Charitable fund-raising, led by some of our senior prefects, is a strength of the school and we continue to raise funds for EducAid, a charity working to raise educational standards in Sierra Leone. More locally, we support the Wellspring, a Stockport charity that helps homeless people. The unfolding tragedy caused by the conflict in Ukraine has prompted real generosity from the school community this term. A number of Ukrainian children are being hosted by SGS families and have attended SGS for a short while, on a ‘guest’ basis before finding permanent school places elsewhere. The friendships and personal links that have developed between these children and some of our pupils will certainly shape the attitudes and views of many young people towards empathising with the plight of others on a life-long basis.

House events allow prefects to develop leadership skills: public speaking, arranging sports teams filled with sometimes disorganised younger pupils and sustaining energy and enthusiasm towards the end of a long term all demand determination and resilience. Our wider prefect program allows Sixth Form students to take real responsibility for the smooth running of the school. They may find themselves leading in more specialist areas such as Eco-Schools, serving on the School Council or in promoting Equality and Diversity within the school. Whole school responsibilities allow Sixth Formers to learn to influence their peers and to meet and help visitors to the school with confidence and empathy. Extra-curricular activities tend to develop team work skills: loyalty to others and a desire to play for the team rather than for individual glorification are important life-lessons.

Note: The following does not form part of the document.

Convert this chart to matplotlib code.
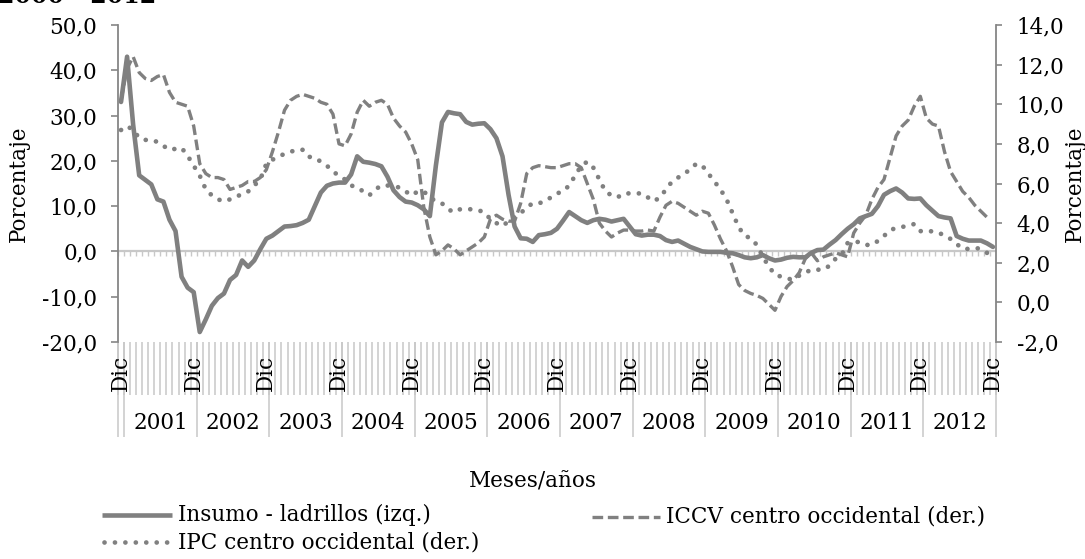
import numpy as np
import matplotlib
matplotlib.use('Agg')
import matplotlib.pyplot as plt
import matplotlib.transforms as mtransforms
from matplotlib.lines import Line2D
from matplotlib.ticker import FuncFormatter

plt.rcParams['font.family'] = ['DejaVu Serif']
FS = 15.5

# categorias: Dic 2000 y luego ene-dic 2001..2012
meses = ['Ene', 'Feb', 'Mar', 'Abr', 'May', 'Jun',
         'Jul', 'Ago', 'Sep', 'Oct', 'Nov', 'Dic']
anios = list(range(2001, 2013))
cat_mes = ['Dic'] + [m for a in anios for m in meses]

# Insumo - ladrillos (eje izq., %)
ladrillos = [33.0,
             43.0, 28.0, 16.8, 15.8, 14.8, 11.5, 11.0, 7.0, 4.5, -5.6, -8.0, -9.0,
             -17.8, -15.0, -12.0, -10.3, -9.3, -6.3, -5.2, -2.0, -3.4, -2.0, 0.5, 2.8,
             3.5, 4.5, 5.5, 5.6, 5.8, 6.3, 7.0, 10.0, 13.0, 14.5, 15.0, 15.2,
             15.2, 17.0, 21.0, 19.8, 19.6, 19.3, 18.8, 16.5, 13.5, 12.0, 11.0, 10.8,
             10.2, 9.3, 7.8, 19.0, 28.5, 30.8, 30.5, 30.3, 28.6, 28.0, 28.2, 28.3,
             27.0, 25.0, 21.0, 12.5, 5.5, 2.9, 2.8, 2.1, 3.6, 3.8, 4.1, 5.0,
             6.8, 8.7, 7.8, 6.9, 6.3, 6.9, 7.2, 7.0, 6.6, 6.9, 7.2, 5.5,
             3.8, 3.5, 3.7, 3.7, 3.4, 2.5, 2.1, 2.4, 1.7, 1.0, 0.5, 0.0,
             -0.1, -0.1, -0.1, -0.3, -0.4, -0.8, -1.3, -1.5, -1.3, -0.8, -1.5, -2.0,
             -1.8, -1.4, -1.2, -1.3, -1.3, -0.3, 0.3, 0.4, 1.5, 2.5, 3.8, 5.0,
             6.0, 7.3, 7.8, 8.3, 10.0, 12.5, 13.3, 13.9, 13.0, 11.7, 11.6, 11.7,
             10.2, 9.0, 7.8, 7.5, 7.3, 3.4, 2.8, 2.4, 2.4, 2.4, 1.8, 1.0]

# ICCV centro occidental (eje der., %)
iccv = [10.2,
        11.8, 12.4, 11.6, 11.3, 11.2, 11.4, 11.5, 10.6, 10.1, 10.0, 9.9, 8.9,
        7.0, 6.5, 6.3, 6.3, 6.2, 5.7, 5.8, 5.9, 6.1, 6.1, 6.3, 6.7,
        7.6, 8.6, 9.7, 10.2, 10.4, 10.5, 10.4, 10.3, 10.1, 10.0, 9.5, 8.0,
        7.9, 8.5, 9.6, 10.2, 9.9, 10.1, 10.2, 10.0, 9.3, 8.9, 8.6, 8.0,
        7.2, 4.8, 3.3, 2.4, 2.6, 2.9, 2.7, 2.4, 2.6, 2.8, 3.0, 3.3,
        4.2, 4.4, 4.2, 4.1, 4.1, 5.0, 6.5, 6.8, 6.9, 6.85, 6.8, 6.8,
        6.9, 7.0, 7.0, 6.8, 6.0, 5.2, 4.0, 3.6, 3.3, 3.5, 3.65, 3.65,
        3.6, 3.6, 3.65, 3.6, 4.3, 4.9, 5.1, 5.0, 4.8, 4.6, 4.4, 4.6,
        4.5, 3.9, 3.2, 2.6, 1.8, 0.9, 0.6, 0.45, 0.35, 0.2, -0.1, -0.4,
        0.3, 0.8, 1.1, 1.5, 2.2, 2.5, 2.1, 2.3, 2.4, 2.5, 2.4, 2.3,
        3.5, 4.0, 4.4, 5.2, 5.8, 6.2, 7.3, 8.4, 8.9, 9.2, 9.9, 10.4,
        9.3, 9.0, 8.9, 7.6, 6.6, 6.1, 5.6, 5.3, 4.9, 4.6, 4.3, np.nan]

# IPC centro occidental (eje der., %)
ipc = [8.7,
       8.9, 8.7, 8.3, 8.2, 8.2, 8.1, 7.9, 7.7, 7.75, 7.8, 7.4, 6.9,
       6.4, 5.7, 5.4, 5.2, 5.1, 5.2, 5.3, 5.5, 5.6, 5.9, 6.2, 7.0,
       7.2, 7.35, 7.5, 7.6, 7.7, 7.7, 7.35, 7.3, 7.1, 6.9, 6.6, 6.4,
       6.2, 5.9, 5.8, 5.6, 5.4, 5.7, 5.9, 5.9, 5.85, 5.8, 5.6, 5.4,
       5.6, 5.6, 5.3, 5.1, 5.0, 4.7, 4.55, 4.7, 4.7, 4.7, 4.65, 4.55,
       4.2, 4.0, 3.85, 4.1, 4.3, 4.5, 4.8, 5.0, 5.0, 5.1, 5.3, 5.5,
       5.6, 5.9, 6.4, 6.9, 7.1, 6.8, 6.2, 5.6, 5.4, 5.3, 5.5, 5.5,
       5.5, 5.5, 5.3, 5.1, 5.3, 5.7, 6.1, 6.3, 6.5, 6.7, 7.0, 6.9,
       6.5, 6.1, 5.7, 5.2, 4.5, 3.8, 3.35, 3.25, 2.9, 2.3, 1.8, 1.4,
       1.3, 1.2, 1.15, 1.35, 1.5, 1.65, 1.65, 1.65, 1.85, 2.2, 2.4, 3.0,
       3.05, 3.05, 2.9, 2.9, 3.1, 3.35, 3.65, 3.75, 3.8, 3.9, 3.95, 3.6,
       3.55, 3.6, 3.5, 3.4, 3.2, 2.95, 2.7, 2.7, 2.75, 2.7, 2.5, 2.4]

gris = '#808080'
eje = '#868686'
claro = '#c8c8c8'
W, H = 1085, 559
punteado = (0, (0.01, 2.2))

fig = plt.figure(figsize=(W / 100, H / 100), dpi=100)
ax = fig.add_axes([118 / W, 1 - 342 / H, (996 - 118) / W, (342 - 25) / H])
ax2 = ax.twinx()

x = np.arange(len(cat_mes))
lab = FuncFormatter(lambda v, p: f'{v:.1f}'.replace('.', ','))

ax.plot(x, ladrillos, color=gris, lw=3.3, solid_joinstyle='round',
        solid_capstyle='round', zorder=3)
ax2.plot(x, iccv, color=gris, lw=2.4, linestyle=(0, (3.2, 1.4)))
ax2.plot(x, ipc, color=gris, lw=3.4, linestyle=punteado,
         dash_capstyle='round')

ax.set_xlim(-0.5, len(x) - 0.5)
ax.set_ylim(-20, 50)
ax2.set_ylim(-2, 14)
ax.set_yticks(np.arange(-20, 51, 10))
ax2.set_yticks(np.arange(-2, 15, 2))
ax.yaxis.set_major_formatter(lab)
ax2.yaxis.set_major_formatter(lab)
ax.set_xticks([])
ax2.set_xticks([])

for s in ['top', 'bottom', 'right']:
    ax.spines[s].set_visible(False)
for s in ['top', 'bottom', 'left']:
    ax2.spines[s].set_visible(False)
ax.spines['left'].set_color(eje)
ax2.spines['right'].set_color(eje)
ax.spines['left'].set_linewidth(1.3)
ax2.spines['right'].set_linewidth(1.3)
ax.tick_params(axis='y', direction='out', length=5, width=1.2, color=eje,
               pad=10, labelsize=FS)
ax2.tick_params(axis='y', direction='out', length=4, width=1.2, color=eje,
                pad=11, labelsize=FS)

# eje de categorias cruzando en 0
bordes = np.arange(len(x) + 1) - 0.5
ax.axhline(0, color=claro, lw=1.6, zorder=1)
ax.vlines(bordes, -1.1, 0, color=claro, lw=1.0, zorder=1)

# etiquetas multinivel bajo el grafico
tr = mtransforms.blended_transform_factory(ax.transData, ax.transAxes)
ax.vlines(bordes, -0.167, 0, transform=tr, clip_on=False, color=claro, lw=1.1)
bordes_anio = [-0.5] + [0.5 + 12 * k for k in range(len(anios) + 1)]
ax.vlines(bordes_anio, -0.30, 0, transform=tr, clip_on=False, color=claro, lw=1.1)
for i, m in enumerate(cat_mes):
    if m == 'Dic':
        ax.text(i, -0.098, m, rotation=90, ha='center', va='center',
                transform=tr, fontsize=FS)
for k, a in enumerate(anios):
    ax.text(6.5 + 12 * k, -0.2555, str(a), ha='center', va='center',
            transform=tr, fontsize=FS)

fig.text(-2 / W, 1 - 3 / H, '2000 - 2012', fontsize=17, fontweight='bold',
         ha='left', va='baseline')
fig.text(533 / W, 1 - 482 / H, 'Meses/años', ha='center', va='center', fontsize=FS)
fig.text(19 / W, 1 - 184 / H, 'Porcentaje', rotation=90, ha='center',
         va='center', fontsize=FS)
fig.text(1075 / W, 1 - 184 / H, 'Porcentaje', rotation=90, ha='center',
         va='center', fontsize=FS)

# leyenda
items = [(102, 172, 178, 515, 'Insumo - ladrillos (izq.)',
          dict(lw=3.3, solid_capstyle='butt')),
         (592, 660, 666, 517, 'ICCV centro occidental (der.)',
          dict(lw=2.4, linestyle=(0, (3.2, 1.4)))),
         (104, 172, 178, 542, 'IPC centro occidental (der.)',
          dict(lw=3.4, linestyle=punteado, dash_capstyle='round'))]
for x0, x1, xt, y, txt, st in items:
    fig.add_artist(Line2D([x0 / W, x1 / W], [1 - y / H, 1 - y / H],
                          transform=fig.transFigure, color=gris, **st))
    fig.text(xt / W, 1 - y / H, txt, ha='left', va='center', fontsize=FS)

fig.savefig('out.png', dpi=100)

The classroom dynamic in Sixth Form lessons is subtly different from the rest of the school: teaching small groups of students who have genuinely chosen the subject of study alters the relationship between student and teacher in a way that encourages greater expression of individuality and open discussion. A level study demands a much greater level of independence of the student and meeting this challenge entails taking a greater share of the responsibility for learning. By the time they reach the second half of the U6 the students have offers of university places riding on achieving particular A level grades and this brutally clear scenario prompts maturity in the students as well as a real sense of teamwork with the teachers.

We wish the U6 leavers every success in their A-level examinations and hope that they will take away some great memories of SGS and stay in touch.